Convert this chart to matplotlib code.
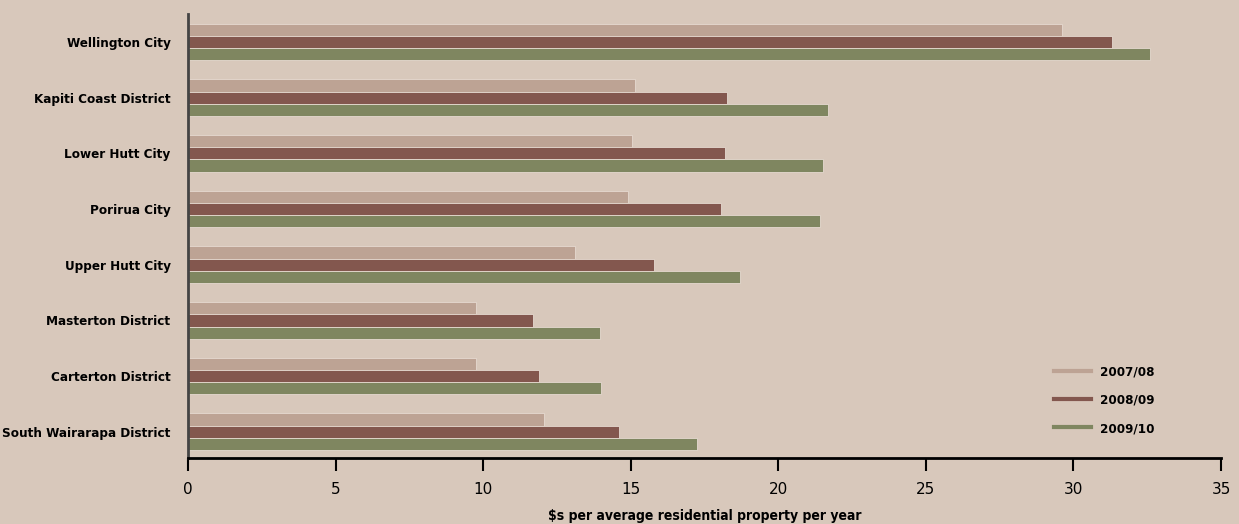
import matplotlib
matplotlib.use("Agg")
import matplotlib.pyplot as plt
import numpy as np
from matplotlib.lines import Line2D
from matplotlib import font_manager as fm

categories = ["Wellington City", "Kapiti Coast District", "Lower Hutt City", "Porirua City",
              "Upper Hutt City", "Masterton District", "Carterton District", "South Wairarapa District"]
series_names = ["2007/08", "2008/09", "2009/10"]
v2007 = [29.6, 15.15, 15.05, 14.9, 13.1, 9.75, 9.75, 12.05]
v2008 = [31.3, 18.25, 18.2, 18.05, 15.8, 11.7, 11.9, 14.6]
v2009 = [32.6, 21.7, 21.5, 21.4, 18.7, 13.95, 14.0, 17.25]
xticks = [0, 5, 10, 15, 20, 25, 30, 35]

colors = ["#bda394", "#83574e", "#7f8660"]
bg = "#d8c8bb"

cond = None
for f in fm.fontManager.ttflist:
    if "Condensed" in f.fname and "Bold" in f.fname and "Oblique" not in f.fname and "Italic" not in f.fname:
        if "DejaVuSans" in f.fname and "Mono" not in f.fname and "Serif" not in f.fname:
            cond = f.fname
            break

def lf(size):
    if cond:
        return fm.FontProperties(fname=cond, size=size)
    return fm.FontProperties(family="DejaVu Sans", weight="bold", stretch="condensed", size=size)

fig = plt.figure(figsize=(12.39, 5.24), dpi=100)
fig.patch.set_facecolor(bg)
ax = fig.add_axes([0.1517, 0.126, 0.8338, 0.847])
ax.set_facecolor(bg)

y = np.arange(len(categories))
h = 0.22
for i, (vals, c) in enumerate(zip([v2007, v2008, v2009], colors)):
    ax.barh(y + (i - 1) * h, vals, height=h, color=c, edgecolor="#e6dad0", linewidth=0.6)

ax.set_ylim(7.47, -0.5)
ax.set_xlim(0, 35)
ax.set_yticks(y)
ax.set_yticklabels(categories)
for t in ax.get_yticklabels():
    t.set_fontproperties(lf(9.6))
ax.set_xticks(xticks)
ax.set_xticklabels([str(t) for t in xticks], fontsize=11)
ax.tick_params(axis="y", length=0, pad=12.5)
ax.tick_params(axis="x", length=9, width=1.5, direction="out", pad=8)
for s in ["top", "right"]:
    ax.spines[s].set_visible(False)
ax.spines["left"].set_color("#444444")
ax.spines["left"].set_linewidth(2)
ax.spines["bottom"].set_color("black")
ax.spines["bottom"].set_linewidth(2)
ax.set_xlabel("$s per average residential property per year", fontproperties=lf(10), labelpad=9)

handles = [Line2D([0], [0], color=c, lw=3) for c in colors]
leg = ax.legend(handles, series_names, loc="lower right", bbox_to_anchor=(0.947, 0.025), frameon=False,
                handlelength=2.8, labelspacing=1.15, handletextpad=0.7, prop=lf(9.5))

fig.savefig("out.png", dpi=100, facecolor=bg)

Task prompt. Write out the listing word for word, omitting the pictures it holds.

Written reply.
Convert this chart to matplotlib code.
import matplotlib
matplotlib.use("Agg")
import matplotlib.pyplot as plt
import numpy as np
from matplotlib.lines import Line2D
from matplotlib import font_manager as fm

categories = ["Wellington City", "Kapiti Coast District", "Lower Hutt City", "Porirua City",
              "Upper Hutt City", "Masterton District", "Carterton District", "South Wairarapa District"]
series_names = ["2007/08", "2008/09", "2009/10"]
v2007 = [29.6, 15.15, 15.05, 14.9, 13.1, 9.75, 9.75, 12.05]
v2008 = [31.3, 18.25, 18.2, 18.05, 15.8, 11.7, 11.9, 14.6]
v2009 = [32.6, 21.7, 21.5, 21.4, 18.7, 13.95, 14.0, 17.25]
xticks = [0, 5, 10, 15, 20, 25, 30, 35]

colors = ["#bda394", "#83574e", "#7f8660"]
bg = "#d8c8bb"

cond = None
for f in fm.fontManager.ttflist:
    if "Condensed" in f.fname and "Bold" in f.fname and "Oblique" not in f.fname and "Italic" not in f.fname:
        if "DejaVuSans" in f.fname and "Mono" not in f.fname and "Serif" not in f.fname:
            cond = f.fname
            break

def lf(size):
    if cond:
        return fm.FontProperties(fname=cond, size=size)
    return fm.FontProperties(family="DejaVu Sans", weight="bold", stretch="condensed", size=size)

fig = plt.figure(figsize=(12.39, 5.24), dpi=100)
fig.patch.set_facecolor(bg)
ax = fig.add_axes([0.1517, 0.126, 0.8338, 0.847])
ax.set_facecolor(bg)

y = np.arange(len(categories))
h = 0.22
for i, (vals, c) in enumerate(zip([v2007, v2008, v2009], colors)):
    ax.barh(y + (i - 1) * h, vals, height=h, color=c, edgecolor="#e6dad0", linewidth=0.6)

ax.set_ylim(7.47, -0.5)
ax.set_xlim(0, 35)
ax.set_yticks(y)
ax.set_yticklabels(categories)
for t in ax.get_yticklabels():
    t.set_fontproperties(lf(9.6))
ax.set_xticks(xticks)
ax.set_xticklabels([str(t) for t in xticks], fontsize=11)
ax.tick_params(axis="y", length=0, pad=12.5)
ax.tick_params(axis="x", length=9, width=1.5, direction="out", pad=8)
for s in ["top", "right"]:
    ax.spines[s].set_visible(False)
ax.spines["left"].set_color("#444444")
ax.spines["left"].set_linewidth(2)
ax.spines["bottom"].set_color("black")
ax.spines["bottom"].set_linewidth(2)
ax.set_xlabel("$s per average residential property per year", fontproperties=lf(10), labelpad=9)

handles = [Line2D([0], [0], color=c, lw=3) for c in colors]
leg = ax.legend(handles, series_names, loc="lower right", bbox_to_anchor=(0.947, 0.025), frameon=False,
                handlelength=2.8, labelspacing=1.15, handletextpad=0.7, prop=lf(9.5))

fig.savefig("out.png", dpi=100, facecolor=bg)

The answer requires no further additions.